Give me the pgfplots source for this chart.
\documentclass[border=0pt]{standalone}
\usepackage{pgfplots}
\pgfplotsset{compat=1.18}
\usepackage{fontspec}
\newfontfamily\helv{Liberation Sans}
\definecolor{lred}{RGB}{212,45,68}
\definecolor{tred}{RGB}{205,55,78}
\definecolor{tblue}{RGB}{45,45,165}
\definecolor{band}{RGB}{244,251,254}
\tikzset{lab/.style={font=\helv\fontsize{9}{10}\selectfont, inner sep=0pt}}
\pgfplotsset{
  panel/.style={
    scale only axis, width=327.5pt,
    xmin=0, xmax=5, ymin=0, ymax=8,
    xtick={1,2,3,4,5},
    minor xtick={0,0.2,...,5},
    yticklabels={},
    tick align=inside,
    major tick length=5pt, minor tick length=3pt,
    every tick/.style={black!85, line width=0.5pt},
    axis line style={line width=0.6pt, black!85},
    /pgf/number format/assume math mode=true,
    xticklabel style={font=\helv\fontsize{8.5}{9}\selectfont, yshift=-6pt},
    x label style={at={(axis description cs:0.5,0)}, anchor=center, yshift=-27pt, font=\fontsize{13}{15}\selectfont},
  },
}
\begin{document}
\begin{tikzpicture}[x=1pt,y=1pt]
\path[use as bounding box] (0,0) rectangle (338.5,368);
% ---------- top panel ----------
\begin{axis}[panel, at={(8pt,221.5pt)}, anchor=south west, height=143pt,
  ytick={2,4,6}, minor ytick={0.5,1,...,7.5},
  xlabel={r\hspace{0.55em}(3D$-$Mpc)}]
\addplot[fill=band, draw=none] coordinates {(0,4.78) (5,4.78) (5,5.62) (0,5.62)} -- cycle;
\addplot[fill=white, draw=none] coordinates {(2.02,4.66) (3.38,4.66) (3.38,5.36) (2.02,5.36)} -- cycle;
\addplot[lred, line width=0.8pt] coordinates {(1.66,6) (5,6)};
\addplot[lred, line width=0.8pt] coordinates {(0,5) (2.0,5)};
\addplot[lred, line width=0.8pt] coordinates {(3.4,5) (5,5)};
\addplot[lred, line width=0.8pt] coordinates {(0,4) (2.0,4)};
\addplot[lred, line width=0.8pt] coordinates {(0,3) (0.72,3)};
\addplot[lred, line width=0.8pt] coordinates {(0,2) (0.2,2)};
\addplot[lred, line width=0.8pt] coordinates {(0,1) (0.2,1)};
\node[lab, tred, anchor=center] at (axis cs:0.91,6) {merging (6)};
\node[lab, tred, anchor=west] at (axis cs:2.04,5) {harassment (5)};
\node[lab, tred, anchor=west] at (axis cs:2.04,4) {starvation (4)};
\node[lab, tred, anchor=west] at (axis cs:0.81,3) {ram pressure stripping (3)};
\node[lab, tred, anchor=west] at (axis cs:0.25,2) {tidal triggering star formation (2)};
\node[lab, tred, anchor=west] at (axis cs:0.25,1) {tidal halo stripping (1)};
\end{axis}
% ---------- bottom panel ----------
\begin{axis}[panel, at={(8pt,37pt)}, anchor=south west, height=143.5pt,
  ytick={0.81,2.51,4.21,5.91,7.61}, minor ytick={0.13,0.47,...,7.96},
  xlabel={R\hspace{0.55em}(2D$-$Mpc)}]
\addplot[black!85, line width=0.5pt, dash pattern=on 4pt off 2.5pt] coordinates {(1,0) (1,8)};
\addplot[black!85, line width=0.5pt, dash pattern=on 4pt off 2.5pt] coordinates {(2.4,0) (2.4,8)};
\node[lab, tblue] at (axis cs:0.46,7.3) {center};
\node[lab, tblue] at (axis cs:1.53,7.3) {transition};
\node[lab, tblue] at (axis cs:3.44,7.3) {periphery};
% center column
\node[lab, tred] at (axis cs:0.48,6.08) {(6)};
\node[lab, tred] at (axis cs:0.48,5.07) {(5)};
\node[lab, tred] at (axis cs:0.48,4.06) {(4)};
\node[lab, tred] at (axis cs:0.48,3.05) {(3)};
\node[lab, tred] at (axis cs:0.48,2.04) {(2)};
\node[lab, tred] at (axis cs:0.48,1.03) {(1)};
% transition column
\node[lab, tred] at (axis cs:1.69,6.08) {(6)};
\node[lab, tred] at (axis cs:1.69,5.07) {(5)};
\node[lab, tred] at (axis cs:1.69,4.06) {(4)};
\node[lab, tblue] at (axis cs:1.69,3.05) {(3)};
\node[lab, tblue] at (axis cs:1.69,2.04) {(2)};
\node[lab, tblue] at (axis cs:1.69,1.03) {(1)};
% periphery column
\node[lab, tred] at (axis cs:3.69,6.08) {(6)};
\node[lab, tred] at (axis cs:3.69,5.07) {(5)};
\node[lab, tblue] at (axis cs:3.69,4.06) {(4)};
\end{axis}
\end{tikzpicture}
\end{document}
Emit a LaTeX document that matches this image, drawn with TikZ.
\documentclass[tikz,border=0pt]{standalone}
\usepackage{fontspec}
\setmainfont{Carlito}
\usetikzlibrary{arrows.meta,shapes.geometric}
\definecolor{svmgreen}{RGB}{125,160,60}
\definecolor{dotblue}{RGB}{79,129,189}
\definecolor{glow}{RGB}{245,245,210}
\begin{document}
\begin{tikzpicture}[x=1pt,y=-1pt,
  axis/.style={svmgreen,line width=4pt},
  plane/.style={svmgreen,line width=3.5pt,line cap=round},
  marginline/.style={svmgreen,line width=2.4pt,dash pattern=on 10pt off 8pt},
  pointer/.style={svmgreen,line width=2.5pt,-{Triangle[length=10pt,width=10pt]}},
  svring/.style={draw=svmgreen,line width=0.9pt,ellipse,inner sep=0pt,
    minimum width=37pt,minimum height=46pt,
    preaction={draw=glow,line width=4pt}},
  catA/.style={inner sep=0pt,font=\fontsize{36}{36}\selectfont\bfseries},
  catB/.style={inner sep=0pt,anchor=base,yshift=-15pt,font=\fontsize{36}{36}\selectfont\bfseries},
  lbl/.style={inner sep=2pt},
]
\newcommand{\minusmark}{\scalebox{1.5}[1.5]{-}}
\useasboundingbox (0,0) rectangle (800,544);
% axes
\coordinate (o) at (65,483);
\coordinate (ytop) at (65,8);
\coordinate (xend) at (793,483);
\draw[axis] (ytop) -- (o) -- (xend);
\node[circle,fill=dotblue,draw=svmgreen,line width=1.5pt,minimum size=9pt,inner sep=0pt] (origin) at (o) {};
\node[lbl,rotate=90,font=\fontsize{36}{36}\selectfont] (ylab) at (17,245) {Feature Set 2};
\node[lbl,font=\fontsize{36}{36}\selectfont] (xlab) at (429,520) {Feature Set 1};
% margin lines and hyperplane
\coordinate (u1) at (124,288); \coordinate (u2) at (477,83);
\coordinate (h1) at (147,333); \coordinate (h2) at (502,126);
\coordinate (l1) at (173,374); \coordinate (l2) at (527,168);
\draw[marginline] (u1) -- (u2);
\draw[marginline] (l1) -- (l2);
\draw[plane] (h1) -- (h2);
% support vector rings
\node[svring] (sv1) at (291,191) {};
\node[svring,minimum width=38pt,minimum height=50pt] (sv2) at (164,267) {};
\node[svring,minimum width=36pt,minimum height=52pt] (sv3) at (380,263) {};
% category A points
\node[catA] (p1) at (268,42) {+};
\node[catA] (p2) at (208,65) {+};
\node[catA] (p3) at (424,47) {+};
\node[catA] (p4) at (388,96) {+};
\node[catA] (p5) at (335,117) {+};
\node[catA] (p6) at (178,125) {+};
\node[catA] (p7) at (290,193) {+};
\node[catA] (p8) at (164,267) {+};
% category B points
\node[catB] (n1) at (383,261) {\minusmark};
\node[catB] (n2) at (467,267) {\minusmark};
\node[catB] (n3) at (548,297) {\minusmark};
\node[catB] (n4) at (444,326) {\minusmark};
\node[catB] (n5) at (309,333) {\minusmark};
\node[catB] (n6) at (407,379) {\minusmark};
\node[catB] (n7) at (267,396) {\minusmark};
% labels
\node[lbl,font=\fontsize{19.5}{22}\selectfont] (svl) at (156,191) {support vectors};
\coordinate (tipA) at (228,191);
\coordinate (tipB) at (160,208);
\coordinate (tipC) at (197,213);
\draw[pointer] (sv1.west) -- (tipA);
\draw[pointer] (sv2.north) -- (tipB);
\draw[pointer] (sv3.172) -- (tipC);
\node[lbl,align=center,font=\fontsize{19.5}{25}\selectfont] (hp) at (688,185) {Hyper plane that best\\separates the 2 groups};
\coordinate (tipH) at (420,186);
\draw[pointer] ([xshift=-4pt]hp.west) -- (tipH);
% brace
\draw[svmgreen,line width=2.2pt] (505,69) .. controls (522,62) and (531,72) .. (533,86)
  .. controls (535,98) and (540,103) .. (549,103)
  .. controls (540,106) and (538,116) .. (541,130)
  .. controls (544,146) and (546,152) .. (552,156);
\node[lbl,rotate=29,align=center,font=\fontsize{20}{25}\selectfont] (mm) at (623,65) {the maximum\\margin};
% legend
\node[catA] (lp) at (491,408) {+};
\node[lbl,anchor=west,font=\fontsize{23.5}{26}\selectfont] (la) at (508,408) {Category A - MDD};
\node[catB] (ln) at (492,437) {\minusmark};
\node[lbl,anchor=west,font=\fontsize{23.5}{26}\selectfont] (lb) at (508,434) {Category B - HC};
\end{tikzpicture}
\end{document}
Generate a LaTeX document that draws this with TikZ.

= = =

• [Exercise prompt]: Find the string "this" in the entries above and return each line that holds it.

• [Final result]:
Give me the pgfplots source for this chart.
Emit a LaTeX document that matches this image, drawn with TikZ.
Generate a LaTeX document that draws this with TikZ.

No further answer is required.